* _Work to complete_
Your task is to retype the lines from the opening of the material through the line that includes "80, 90, 100]". Do not copy the pictures.

* _Supplied data_

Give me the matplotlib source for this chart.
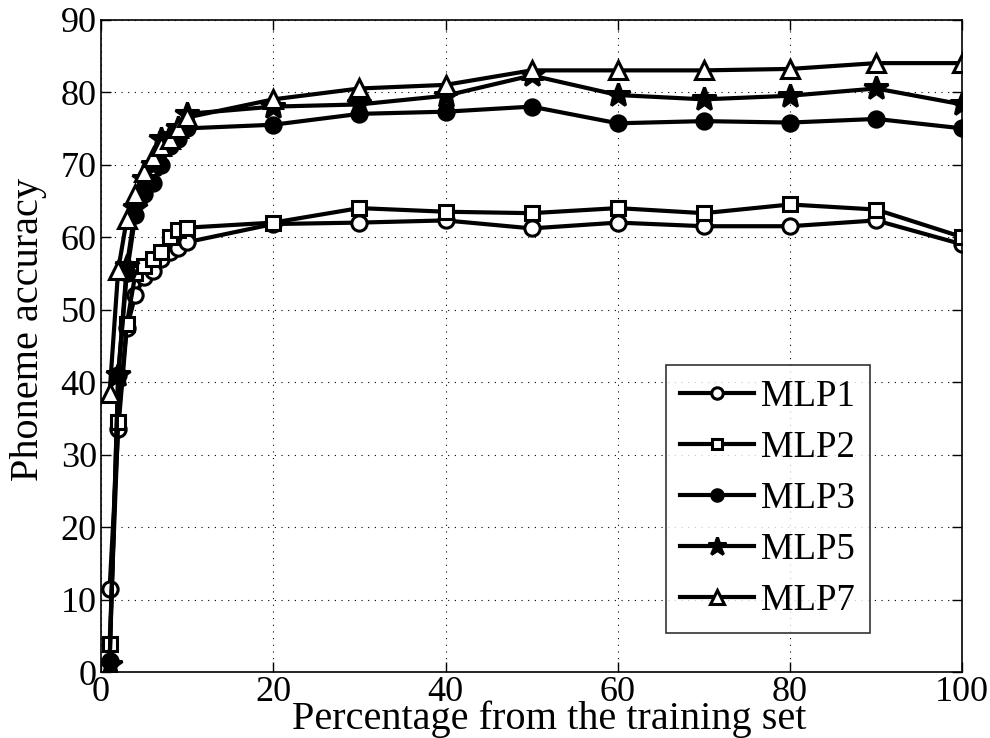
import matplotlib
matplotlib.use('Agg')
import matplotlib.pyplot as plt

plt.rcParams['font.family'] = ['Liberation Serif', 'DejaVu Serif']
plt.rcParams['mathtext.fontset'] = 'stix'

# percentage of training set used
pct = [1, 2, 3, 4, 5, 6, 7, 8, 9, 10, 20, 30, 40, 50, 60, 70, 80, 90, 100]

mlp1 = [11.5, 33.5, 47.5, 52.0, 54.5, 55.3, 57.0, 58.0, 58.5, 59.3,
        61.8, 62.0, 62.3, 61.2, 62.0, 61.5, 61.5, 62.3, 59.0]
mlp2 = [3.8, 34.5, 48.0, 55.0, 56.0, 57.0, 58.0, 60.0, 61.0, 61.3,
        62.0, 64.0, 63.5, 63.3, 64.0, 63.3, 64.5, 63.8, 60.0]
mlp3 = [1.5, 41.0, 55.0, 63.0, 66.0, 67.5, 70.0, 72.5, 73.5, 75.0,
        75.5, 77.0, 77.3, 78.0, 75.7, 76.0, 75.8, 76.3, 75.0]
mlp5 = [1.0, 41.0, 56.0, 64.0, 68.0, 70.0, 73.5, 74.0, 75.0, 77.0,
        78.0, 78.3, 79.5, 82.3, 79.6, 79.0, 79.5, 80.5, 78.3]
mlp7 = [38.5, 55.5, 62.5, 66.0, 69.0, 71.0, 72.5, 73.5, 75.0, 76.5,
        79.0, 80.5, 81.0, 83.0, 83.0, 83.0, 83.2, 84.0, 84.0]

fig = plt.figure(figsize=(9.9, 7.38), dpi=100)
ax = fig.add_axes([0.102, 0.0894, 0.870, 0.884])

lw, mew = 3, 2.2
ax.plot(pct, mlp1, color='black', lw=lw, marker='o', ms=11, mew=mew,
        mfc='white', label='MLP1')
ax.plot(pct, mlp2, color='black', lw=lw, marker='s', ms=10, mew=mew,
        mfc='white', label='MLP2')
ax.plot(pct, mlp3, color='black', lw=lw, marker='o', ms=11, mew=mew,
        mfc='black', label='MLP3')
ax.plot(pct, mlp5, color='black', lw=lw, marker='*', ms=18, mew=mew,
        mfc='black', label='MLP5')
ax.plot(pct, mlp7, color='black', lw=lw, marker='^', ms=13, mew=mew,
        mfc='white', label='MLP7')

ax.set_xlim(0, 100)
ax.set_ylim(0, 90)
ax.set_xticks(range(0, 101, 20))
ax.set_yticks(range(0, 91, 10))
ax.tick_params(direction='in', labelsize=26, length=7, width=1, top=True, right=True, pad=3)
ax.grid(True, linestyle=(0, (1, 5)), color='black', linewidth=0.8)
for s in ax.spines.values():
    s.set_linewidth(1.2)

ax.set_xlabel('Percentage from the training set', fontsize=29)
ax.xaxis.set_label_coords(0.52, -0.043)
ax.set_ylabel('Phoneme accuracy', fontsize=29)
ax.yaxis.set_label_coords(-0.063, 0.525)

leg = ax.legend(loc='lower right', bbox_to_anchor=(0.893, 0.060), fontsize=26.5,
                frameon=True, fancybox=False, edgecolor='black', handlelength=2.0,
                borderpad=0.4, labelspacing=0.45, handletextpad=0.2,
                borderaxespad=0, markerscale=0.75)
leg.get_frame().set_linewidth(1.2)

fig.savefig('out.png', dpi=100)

* _Result of this task_
Give me the matplotlib source for this chart.
import matplotlib
matplotlib.use('Agg')
import matplotlib.pyplot as plt

plt.rcParams['font.family'] = ['Liberation Serif', 'DejaVu Serif']
plt.rcParams['mathtext.fontset'] = 'stix'

# percentage of training set used
pct = [1, 2, 3, 4, 5, 6, 7, 8, 9, 10, 20, 30, 40, 50, 60, 70, 80, 90, 100]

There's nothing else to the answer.